> PROBLEM STATEMENT
From the first line of the data below through the line bearing "poly_y = [start_value] + values + [end_base]", reproduce each line exactly; do not include pictures.

----------

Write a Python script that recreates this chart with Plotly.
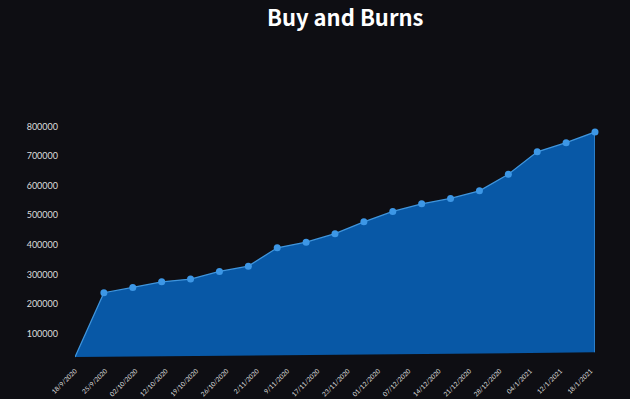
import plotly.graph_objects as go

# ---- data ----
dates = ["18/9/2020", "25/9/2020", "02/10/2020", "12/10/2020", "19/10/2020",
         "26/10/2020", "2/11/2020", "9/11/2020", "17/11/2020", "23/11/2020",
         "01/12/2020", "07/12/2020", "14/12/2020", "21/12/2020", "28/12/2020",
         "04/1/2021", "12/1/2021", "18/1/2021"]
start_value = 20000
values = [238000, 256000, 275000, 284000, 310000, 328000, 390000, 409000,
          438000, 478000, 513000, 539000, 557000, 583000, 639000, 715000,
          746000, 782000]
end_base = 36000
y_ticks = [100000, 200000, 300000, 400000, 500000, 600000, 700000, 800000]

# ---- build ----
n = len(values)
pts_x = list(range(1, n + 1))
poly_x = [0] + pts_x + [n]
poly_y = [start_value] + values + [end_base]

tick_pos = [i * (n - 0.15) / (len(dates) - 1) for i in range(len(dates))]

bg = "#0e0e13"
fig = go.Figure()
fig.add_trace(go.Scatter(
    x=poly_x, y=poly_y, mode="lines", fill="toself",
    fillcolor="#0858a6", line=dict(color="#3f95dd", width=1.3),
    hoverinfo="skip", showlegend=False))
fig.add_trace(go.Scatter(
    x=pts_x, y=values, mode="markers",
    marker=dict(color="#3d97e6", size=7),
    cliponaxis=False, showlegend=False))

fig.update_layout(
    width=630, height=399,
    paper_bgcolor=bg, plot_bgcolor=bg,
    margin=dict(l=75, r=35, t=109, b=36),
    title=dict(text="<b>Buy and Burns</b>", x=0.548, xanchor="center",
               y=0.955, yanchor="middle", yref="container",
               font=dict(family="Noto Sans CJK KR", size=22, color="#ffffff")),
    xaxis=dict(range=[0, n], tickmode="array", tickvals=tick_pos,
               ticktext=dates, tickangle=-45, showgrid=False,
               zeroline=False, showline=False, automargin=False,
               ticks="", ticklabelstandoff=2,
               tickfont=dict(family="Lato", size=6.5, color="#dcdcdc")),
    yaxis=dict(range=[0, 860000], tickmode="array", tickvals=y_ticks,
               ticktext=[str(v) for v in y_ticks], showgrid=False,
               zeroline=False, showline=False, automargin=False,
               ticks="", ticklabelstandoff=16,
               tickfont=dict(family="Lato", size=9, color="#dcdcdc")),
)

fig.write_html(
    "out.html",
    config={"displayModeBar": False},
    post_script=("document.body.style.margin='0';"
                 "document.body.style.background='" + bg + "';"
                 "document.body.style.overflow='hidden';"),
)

----------

> WRITTEN ANSWER
Write a Python script that recreates this chart with Plotly.
import plotly.graph_objects as go

# ---- data ----
dates = ["18/9/2020", "25/9/2020", "02/10/2020", "12/10/2020", "19/10/2020",
         "26/10/2020", "2/11/2020", "9/11/2020", "17/11/2020", "23/11/2020",
         "01/12/2020", "07/12/2020", "14/12/2020", "21/12/2020", "28/12/2020",
         "04/1/2021", "12/1/2021", "18/1/2021"]
start_value = 20000
values = [238000, 256000, 275000, 284000, 310000, 328000, 390000, 409000,
          438000, 478000, 513000, 539000, 557000, 583000, 639000, 715000,
          746000, 782000]
end_base = 36000
y_ticks = [100000, 200000, 300000, 400000, 500000, 600000, 700000, 800000]

# ---- build ----
n = len(values)
pts_x = list(range(1, n + 1))
poly_x = [0] + pts_x + [n]
poly_y = [start_value] + values + [end_base]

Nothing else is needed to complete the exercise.